**DIRECTION:**
Can you write out all the lines word for word, with no pictures?

— start of DATASET EXCERPT —

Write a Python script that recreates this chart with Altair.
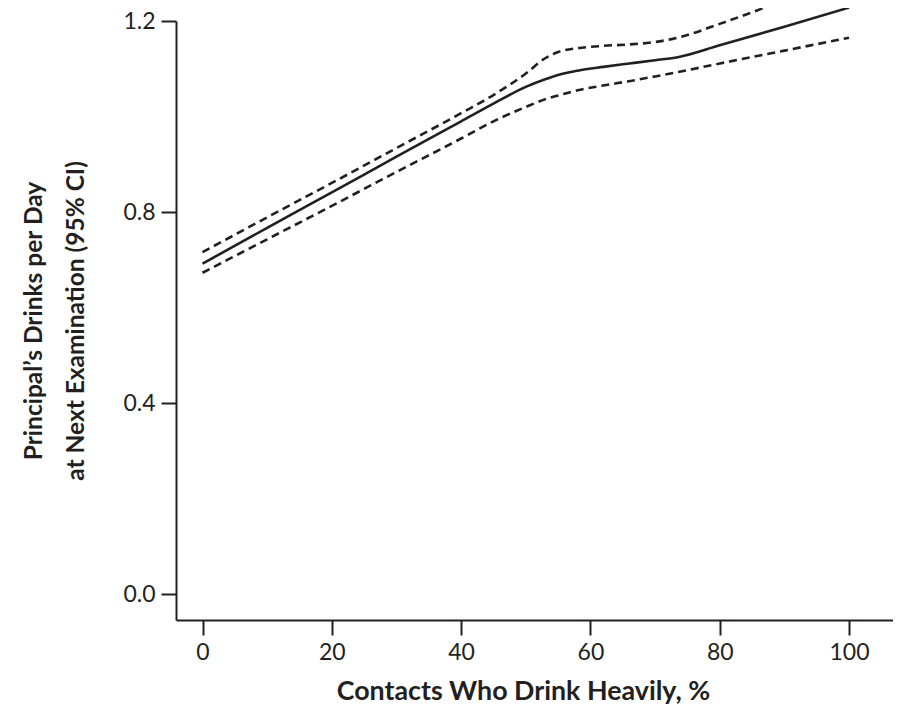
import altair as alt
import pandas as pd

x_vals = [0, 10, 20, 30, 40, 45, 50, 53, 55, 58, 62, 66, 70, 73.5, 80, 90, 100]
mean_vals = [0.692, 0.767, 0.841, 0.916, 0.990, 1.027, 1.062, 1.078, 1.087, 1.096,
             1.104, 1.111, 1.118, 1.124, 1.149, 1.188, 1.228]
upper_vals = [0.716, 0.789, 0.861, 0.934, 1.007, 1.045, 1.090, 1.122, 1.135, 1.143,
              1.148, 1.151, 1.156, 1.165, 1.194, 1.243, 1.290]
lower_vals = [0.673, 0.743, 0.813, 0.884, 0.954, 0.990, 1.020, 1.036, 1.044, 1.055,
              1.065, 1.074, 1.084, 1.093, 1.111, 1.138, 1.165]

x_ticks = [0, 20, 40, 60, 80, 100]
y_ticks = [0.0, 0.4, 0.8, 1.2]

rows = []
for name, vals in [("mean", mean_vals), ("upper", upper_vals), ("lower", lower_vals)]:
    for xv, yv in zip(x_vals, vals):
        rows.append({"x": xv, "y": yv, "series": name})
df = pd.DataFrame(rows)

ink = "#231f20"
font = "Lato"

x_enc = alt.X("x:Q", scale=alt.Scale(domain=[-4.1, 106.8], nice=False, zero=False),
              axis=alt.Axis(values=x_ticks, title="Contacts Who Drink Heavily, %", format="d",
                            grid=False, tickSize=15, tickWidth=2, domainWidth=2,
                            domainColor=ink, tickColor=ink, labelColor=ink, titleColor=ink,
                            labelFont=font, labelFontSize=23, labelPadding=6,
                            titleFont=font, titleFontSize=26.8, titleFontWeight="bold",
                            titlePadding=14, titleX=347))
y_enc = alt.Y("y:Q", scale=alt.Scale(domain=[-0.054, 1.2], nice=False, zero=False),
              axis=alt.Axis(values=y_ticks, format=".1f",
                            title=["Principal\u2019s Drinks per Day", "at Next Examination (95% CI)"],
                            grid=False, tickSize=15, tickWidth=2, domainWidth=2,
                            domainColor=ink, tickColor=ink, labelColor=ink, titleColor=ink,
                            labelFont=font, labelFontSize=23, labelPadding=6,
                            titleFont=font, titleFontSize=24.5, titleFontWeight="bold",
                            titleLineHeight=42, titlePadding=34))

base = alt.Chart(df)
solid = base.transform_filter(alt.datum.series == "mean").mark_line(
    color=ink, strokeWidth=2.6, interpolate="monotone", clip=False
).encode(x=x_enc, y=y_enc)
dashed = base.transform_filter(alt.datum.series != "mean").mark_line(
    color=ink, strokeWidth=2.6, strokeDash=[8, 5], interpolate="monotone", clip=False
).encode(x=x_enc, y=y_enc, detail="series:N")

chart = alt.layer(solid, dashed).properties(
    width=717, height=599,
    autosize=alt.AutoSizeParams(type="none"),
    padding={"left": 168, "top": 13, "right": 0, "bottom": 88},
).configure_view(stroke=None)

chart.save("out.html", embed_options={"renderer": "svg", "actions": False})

— end of DATASET EXCERPT —

**COMPLETED TASK:**
Write a Python script that recreates this chart with Altair.
import altair as alt
import pandas as pd

x_vals = [0, 10, 20, 30, 40, 45, 50, 53, 55, 58, 62, 66, 70, 73.5, 80, 90, 100]
mean_vals = [0.692, 0.767, 0.841, 0.916, 0.990, 1.027, 1.062, 1.078, 1.087, 1.096,
             1.104, 1.111, 1.118, 1.124, 1.149, 1.188, 1.228]
upper_vals = [0.716, 0.789, 0.861, 0.934, 1.007, 1.045, 1.090, 1.122, 1.135, 1.143,
              1.148, 1.151, 1.156, 1.165, 1.194, 1.243, 1.290]
lower_vals = [0.673, 0.743, 0.813, 0.884, 0.954, 0.990, 1.020, 1.036, 1.044, 1.055,
              1.065, 1.074, 1.084, 1.093, 1.111, 1.138, 1.165]

x_ticks = [0, 20, 40, 60, 80, 100]
y_ticks = [0.0, 0.4, 0.8, 1.2]

rows = []
for name, vals in [("mean", mean_vals), ("upper", upper_vals), ("lower", lower_vals)]:
    for xv, yv in zip(x_vals, vals):
        rows.append({"x": xv, "y": yv, "series": name})
df = pd.DataFrame(rows)

ink = "#231f20"
font = "Lato"

x_enc = alt.X("x:Q", scale=alt.Scale(domain=[-4.1, 106.8], nice=False, zero=False),
              axis=alt.Axis(values=x_ticks, title="Contacts Who Drink Heavily, %", format="d",
                            grid=False, tickSize=15, tickWidth=2, domainWidth=2,
                            domainColor=ink, tickColor=ink, labelColor=ink, titleColor=ink,
                            labelFont=font, labelFontSize=23, labelPadding=6,
                            titleFont=font, titleFontSize=26.8, titleFontWeight="bold",
                            titlePadding=14, titleX=347))
y_enc = alt.Y("y:Q", scale=alt.Scale(domain=[-0.054, 1.2], nice=False, zero=False),
              axis=alt.Axis(values=y_ticks, format=".1f",
                            title=["Principal\u2019s Drinks per Day", "at Next Examination (95% CI)"],
                            grid=False, tickSize=15, tickWidth=2, domainWidth=2,
                            domainColor=ink, tickColor=ink, labelColor=ink, titleColor=ink,
                            labelFont=font, labelFontSize=23, labelPadding=6,
                            titleFont=font, titleFontSize=24.5, titleFontWeight="bold",
                            titleLineHeight=42, titlePadding=34))

base = alt.Chart(df)
solid = base.transform_filter(alt.datum.series == "mean").mark_line(
    color=ink, strokeWidth=2.6, interpolate="monotone", clip=False
).encode(x=x_enc, y=y_enc)
dashed = base.transform_filter(alt.datum.series != "mean").mark_line(
    color=ink, strokeWidth=2.6, strokeDash=[8, 5], interpolate="monotone", clip=False
).encode(x=x_enc, y=y_enc, detail="series:N")

chart = alt.layer(solid, dashed).properties(
    width=717, height=599,
    autosize=alt.AutoSizeParams(type="none"),
    padding={"left": 168, "top": 13, "right": 0, "bottom": 88},
).configure_view(stroke=None)

chart.save("out.html", embed_options={"renderer": "svg", "actions": False})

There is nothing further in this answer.